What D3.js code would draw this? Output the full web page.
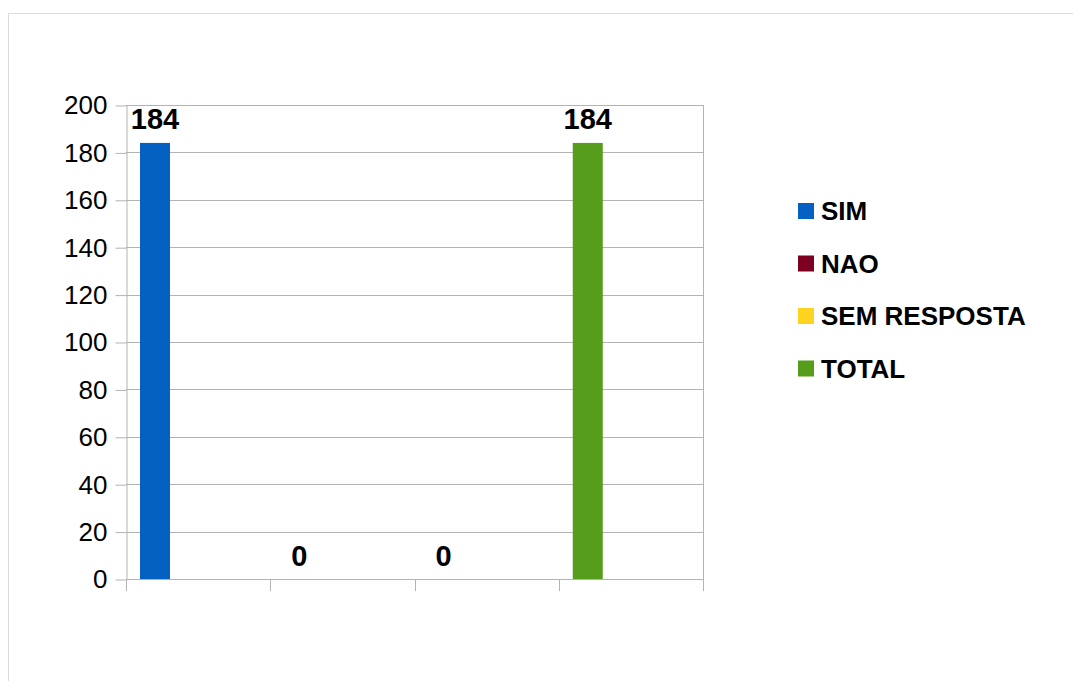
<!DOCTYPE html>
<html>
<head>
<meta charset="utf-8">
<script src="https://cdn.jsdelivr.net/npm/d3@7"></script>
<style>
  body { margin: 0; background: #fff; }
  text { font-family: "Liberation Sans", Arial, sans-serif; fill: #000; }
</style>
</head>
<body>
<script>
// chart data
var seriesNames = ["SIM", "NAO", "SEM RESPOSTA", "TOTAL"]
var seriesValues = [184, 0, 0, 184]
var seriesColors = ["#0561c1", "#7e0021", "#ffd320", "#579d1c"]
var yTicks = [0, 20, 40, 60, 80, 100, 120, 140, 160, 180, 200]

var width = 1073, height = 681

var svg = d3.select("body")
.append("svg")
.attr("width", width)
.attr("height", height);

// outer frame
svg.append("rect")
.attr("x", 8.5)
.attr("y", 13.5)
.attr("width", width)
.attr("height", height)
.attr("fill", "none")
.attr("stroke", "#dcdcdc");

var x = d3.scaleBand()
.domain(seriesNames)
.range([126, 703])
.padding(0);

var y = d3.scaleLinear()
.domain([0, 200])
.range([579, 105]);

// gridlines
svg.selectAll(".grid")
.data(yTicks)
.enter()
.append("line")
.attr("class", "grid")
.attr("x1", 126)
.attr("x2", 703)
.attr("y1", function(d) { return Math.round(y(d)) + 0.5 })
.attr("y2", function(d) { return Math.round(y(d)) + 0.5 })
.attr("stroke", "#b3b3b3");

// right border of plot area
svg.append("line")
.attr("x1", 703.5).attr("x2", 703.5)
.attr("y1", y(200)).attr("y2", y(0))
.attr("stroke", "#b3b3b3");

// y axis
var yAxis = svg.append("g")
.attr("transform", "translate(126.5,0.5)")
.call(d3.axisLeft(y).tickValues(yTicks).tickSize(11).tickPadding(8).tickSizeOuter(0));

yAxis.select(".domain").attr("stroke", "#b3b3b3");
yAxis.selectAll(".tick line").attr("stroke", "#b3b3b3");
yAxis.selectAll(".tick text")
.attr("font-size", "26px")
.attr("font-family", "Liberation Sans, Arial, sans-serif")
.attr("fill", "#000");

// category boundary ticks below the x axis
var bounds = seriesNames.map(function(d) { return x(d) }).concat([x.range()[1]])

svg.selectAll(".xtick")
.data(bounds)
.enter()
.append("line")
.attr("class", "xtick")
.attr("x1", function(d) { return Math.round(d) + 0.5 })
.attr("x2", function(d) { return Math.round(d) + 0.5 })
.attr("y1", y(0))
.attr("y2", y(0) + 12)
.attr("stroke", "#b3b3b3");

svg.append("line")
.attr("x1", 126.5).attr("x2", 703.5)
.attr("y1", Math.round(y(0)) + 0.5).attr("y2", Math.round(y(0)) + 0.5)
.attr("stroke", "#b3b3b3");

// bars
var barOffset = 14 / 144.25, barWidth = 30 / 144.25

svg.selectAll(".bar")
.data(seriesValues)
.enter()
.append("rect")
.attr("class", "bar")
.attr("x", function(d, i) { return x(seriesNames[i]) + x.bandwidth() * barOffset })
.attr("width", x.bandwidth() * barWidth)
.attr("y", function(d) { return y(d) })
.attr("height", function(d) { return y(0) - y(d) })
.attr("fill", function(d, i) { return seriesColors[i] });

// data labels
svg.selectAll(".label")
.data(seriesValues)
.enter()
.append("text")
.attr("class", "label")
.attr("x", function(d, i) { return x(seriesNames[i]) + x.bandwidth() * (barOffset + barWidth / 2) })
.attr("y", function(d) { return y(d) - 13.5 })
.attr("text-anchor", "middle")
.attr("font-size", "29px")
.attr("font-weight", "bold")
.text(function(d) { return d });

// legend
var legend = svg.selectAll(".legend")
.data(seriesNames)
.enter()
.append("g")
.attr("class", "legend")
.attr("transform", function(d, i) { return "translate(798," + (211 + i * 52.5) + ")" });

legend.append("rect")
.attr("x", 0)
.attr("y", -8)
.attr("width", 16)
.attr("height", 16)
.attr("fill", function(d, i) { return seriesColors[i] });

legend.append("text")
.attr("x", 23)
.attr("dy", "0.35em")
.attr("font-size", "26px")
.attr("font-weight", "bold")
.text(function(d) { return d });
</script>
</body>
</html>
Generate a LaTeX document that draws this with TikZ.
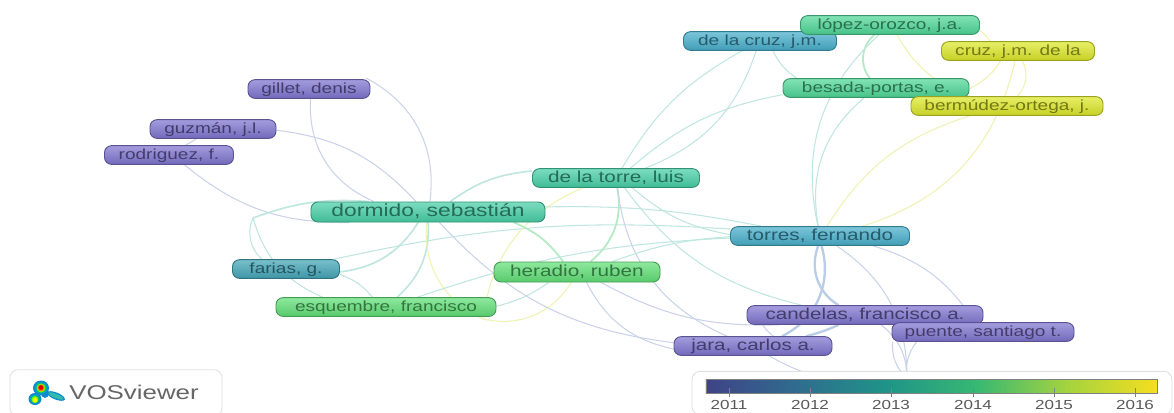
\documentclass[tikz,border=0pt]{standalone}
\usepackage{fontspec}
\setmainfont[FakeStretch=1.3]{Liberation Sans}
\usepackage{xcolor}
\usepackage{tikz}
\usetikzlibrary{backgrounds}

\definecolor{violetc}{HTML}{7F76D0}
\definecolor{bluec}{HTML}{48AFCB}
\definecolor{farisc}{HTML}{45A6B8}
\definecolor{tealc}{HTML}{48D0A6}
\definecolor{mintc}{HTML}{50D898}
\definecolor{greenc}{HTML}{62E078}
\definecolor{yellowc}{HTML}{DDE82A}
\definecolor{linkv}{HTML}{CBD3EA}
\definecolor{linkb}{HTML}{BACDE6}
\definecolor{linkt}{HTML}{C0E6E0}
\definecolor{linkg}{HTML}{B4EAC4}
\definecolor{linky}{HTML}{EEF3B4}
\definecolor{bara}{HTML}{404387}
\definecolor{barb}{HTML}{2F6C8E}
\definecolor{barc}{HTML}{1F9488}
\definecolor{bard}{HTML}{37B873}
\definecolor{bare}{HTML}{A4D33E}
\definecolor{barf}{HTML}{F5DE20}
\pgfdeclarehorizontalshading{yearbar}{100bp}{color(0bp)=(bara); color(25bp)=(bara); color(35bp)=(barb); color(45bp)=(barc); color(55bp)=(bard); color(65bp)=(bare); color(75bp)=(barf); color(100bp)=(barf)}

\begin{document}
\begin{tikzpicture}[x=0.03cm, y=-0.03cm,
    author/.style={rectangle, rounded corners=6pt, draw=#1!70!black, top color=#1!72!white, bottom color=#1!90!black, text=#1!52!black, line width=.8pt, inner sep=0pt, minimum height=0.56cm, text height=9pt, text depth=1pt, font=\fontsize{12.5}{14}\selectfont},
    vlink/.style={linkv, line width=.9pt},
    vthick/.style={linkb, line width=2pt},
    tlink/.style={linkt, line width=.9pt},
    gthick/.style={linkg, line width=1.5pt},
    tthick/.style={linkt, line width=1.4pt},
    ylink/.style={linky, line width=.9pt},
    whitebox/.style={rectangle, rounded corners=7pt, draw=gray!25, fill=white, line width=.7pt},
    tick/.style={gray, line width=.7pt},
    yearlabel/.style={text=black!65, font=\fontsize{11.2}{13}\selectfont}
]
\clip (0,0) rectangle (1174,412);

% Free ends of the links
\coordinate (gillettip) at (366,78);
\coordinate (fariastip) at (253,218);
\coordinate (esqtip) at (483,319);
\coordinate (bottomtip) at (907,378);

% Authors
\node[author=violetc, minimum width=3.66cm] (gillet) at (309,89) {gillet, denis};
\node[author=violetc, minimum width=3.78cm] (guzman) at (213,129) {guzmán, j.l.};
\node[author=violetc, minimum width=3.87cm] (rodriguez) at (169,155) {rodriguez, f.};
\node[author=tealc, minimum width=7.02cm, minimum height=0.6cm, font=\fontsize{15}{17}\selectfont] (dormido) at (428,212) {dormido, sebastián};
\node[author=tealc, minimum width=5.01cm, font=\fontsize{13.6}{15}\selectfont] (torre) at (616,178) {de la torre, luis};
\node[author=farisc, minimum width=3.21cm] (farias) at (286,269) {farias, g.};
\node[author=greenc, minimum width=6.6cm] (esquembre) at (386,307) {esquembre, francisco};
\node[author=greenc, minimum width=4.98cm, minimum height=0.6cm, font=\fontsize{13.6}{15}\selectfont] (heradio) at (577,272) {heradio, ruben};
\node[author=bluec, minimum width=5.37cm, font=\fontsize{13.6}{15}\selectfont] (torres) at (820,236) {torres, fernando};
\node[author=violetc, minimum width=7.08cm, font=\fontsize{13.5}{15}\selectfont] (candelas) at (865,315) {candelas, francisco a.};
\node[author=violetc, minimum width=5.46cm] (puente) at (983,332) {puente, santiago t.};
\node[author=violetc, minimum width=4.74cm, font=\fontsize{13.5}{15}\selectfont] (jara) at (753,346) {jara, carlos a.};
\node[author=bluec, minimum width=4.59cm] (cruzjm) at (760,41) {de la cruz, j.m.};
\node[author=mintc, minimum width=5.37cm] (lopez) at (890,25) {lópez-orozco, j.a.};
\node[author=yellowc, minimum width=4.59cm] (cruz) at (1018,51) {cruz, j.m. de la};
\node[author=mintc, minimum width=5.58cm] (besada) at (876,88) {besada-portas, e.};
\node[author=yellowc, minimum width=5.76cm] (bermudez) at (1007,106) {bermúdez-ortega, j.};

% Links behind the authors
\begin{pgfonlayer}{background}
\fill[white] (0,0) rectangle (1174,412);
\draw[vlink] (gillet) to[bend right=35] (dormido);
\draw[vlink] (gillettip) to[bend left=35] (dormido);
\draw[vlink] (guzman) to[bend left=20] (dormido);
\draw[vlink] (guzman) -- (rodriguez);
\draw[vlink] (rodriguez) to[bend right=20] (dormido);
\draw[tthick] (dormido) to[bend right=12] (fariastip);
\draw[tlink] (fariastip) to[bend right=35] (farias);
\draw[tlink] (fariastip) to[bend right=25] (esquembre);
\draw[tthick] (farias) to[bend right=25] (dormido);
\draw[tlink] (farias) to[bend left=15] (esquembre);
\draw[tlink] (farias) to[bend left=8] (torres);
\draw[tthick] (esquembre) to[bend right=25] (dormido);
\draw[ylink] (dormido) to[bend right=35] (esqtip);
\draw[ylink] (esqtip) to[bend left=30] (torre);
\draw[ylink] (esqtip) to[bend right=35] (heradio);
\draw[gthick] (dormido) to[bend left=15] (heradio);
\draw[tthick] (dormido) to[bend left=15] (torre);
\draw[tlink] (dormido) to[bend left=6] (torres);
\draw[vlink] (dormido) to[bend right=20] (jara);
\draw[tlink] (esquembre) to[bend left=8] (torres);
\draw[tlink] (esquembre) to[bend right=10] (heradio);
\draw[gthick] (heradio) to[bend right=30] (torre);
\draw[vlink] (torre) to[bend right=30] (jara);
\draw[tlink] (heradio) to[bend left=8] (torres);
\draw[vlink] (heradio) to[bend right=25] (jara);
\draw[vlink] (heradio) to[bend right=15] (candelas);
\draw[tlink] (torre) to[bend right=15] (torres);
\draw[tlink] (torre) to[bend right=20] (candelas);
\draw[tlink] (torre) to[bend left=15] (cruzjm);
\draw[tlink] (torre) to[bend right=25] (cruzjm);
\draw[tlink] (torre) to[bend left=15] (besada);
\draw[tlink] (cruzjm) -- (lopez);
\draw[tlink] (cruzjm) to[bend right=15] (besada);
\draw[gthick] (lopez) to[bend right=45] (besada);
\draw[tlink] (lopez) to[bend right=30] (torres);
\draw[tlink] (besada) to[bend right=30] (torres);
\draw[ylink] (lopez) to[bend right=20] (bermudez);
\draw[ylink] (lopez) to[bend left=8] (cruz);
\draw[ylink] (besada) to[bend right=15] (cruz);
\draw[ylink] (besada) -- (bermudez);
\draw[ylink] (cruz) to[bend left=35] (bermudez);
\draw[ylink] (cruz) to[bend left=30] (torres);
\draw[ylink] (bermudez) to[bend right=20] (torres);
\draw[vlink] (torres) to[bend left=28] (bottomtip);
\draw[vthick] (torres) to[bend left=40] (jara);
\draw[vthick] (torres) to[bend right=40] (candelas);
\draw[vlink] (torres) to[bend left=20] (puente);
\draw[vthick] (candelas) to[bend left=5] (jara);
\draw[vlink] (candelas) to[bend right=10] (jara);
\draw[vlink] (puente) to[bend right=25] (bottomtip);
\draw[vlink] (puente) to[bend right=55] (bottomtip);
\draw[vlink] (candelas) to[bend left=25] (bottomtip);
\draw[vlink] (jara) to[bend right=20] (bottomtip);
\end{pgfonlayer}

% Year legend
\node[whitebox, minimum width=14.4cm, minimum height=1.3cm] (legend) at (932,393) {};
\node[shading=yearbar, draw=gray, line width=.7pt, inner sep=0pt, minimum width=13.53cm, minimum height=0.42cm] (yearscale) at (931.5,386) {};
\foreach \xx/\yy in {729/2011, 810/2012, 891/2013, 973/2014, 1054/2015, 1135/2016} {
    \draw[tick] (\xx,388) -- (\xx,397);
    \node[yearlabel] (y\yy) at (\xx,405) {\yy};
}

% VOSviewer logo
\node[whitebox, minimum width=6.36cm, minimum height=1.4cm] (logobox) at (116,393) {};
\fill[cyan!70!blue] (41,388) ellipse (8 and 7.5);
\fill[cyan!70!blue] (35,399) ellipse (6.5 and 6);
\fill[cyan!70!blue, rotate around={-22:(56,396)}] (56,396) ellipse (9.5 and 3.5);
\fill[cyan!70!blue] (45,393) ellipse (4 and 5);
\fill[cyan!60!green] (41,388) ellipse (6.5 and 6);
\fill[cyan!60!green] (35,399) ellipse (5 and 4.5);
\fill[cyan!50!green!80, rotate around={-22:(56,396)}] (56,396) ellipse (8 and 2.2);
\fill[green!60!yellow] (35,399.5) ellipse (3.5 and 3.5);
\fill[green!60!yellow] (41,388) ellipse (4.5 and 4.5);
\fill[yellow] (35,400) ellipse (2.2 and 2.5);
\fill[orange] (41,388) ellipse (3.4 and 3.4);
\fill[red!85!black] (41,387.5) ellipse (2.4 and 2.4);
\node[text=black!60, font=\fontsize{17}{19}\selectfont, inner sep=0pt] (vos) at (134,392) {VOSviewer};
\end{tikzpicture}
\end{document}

————————

**What is expected**
Copy word for word only the lines above from the one with "Generate a LaTeX" through the one with "color(25bp)=(bara); color(35bp)=(barb); color(45bp)=(barc);". Leave pictures out.

**Written solution**
Generate a LaTeX document that draws this with TikZ.
\documentclass[tikz,border=0pt]{standalone}
\usepackage{fontspec}
\setmainfont[FakeStretch=1.3]{Liberation Sans}
\usepackage{xcolor}
\usepackage{tikz}
\usetikzlibrary{backgrounds}

\definecolor{violetc}{HTML}{7F76D0}
\definecolor{bluec}{HTML}{48AFCB}
\definecolor{farisc}{HTML}{45A6B8}
\definecolor{tealc}{HTML}{48D0A6}
\definecolor{mintc}{HTML}{50D898}
\definecolor{greenc}{HTML}{62E078}
\definecolor{yellowc}{HTML}{DDE82A}
\definecolor{linkv}{HTML}{CBD3EA}
\definecolor{linkb}{HTML}{BACDE6}
\definecolor{linkt}{HTML}{C0E6E0}
\definecolor{linkg}{HTML}{B4EAC4}
\definecolor{linky}{HTML}{EEF3B4}
\definecolor{bara}{HTML}{404387}
\definecolor{barb}{HTML}{2F6C8E}
\definecolor{barc}{HTML}{1F9488}
\definecolor{bard}{HTML}{37B873}
\definecolor{bare}{HTML}{A4D33E}
\definecolor{barf}{HTML}{F5DE20}
\pgfdeclarehorizontalshading{yearbar}{100bp}{color(0bp)=(bara); color(25bp)=(bara); color(35bp)=(barb); color(45bp)=(barc); color(55bp)=(bard); color(65bp)=(bare); color(75bp)=(barf); color(100bp)=(barf)}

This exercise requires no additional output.